Goal: Determine which lines of the records include the word "this", and copy them.

++++ Data shown

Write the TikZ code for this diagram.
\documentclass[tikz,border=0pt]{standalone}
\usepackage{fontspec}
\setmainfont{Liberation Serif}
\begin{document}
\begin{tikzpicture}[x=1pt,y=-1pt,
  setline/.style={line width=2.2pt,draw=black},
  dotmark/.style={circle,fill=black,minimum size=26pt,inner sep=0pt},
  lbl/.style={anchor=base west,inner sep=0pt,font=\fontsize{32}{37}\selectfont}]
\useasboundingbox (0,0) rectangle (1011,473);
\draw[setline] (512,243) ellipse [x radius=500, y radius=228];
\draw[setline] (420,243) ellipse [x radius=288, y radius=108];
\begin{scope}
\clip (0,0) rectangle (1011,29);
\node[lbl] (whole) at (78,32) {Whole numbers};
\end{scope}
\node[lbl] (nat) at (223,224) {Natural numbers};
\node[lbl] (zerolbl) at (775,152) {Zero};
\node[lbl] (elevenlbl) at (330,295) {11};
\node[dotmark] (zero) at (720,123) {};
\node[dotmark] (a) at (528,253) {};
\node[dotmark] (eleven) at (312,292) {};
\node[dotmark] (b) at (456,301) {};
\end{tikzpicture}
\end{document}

++++++++
++++ Data shown

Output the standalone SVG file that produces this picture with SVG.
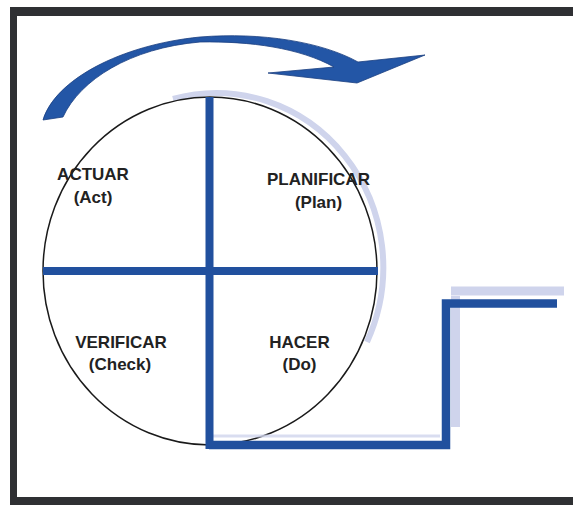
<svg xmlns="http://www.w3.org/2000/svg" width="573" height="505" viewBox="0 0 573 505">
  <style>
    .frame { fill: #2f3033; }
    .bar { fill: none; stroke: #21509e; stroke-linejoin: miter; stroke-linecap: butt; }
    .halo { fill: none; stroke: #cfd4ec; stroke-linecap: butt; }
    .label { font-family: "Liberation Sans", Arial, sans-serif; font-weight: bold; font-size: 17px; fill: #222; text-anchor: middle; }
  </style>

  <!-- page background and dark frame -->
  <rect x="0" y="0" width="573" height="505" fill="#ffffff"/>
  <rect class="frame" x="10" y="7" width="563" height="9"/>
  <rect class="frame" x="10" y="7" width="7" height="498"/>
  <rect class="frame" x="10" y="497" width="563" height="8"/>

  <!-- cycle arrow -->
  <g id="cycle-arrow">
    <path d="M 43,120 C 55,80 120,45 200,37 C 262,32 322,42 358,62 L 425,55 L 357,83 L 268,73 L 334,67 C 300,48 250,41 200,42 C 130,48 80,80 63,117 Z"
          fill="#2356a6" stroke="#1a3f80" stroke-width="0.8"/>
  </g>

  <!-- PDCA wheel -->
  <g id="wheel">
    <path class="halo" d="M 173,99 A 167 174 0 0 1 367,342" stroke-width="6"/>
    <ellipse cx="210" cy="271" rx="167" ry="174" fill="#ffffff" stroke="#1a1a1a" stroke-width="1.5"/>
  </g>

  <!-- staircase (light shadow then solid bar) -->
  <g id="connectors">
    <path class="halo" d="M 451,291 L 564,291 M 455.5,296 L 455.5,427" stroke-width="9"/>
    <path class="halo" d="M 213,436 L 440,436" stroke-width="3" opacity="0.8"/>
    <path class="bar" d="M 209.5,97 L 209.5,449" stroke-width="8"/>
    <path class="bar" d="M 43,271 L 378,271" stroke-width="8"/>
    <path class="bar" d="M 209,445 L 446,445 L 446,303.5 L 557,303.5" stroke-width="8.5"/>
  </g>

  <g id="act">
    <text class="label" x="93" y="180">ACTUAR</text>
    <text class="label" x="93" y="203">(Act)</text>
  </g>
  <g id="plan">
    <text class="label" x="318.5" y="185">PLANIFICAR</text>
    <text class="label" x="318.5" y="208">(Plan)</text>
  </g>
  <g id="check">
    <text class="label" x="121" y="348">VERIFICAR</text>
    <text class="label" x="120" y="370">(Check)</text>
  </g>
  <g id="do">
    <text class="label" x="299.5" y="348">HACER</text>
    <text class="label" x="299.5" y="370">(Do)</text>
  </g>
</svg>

++++++++
++++ Data shown

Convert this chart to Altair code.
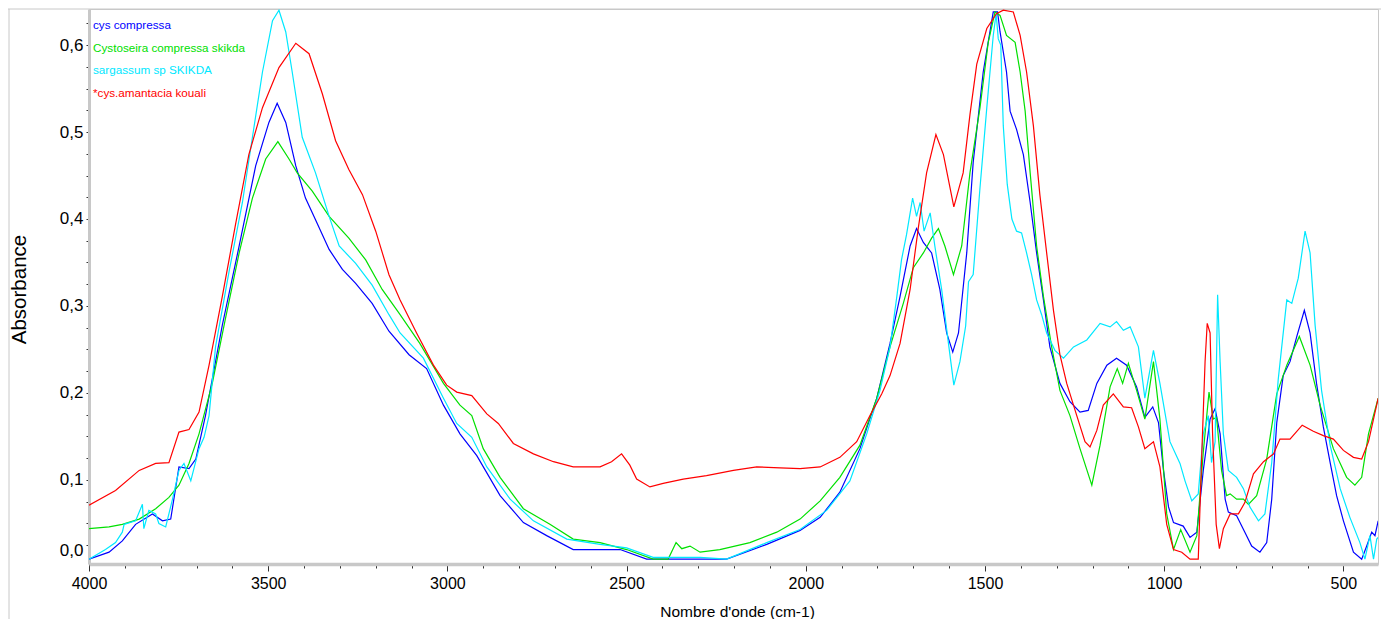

++++++++

Task output:
Write the TikZ code for this diagram.
Output the standalone SVG file that produces this picture with SVG.
Convert this chart to Altair code.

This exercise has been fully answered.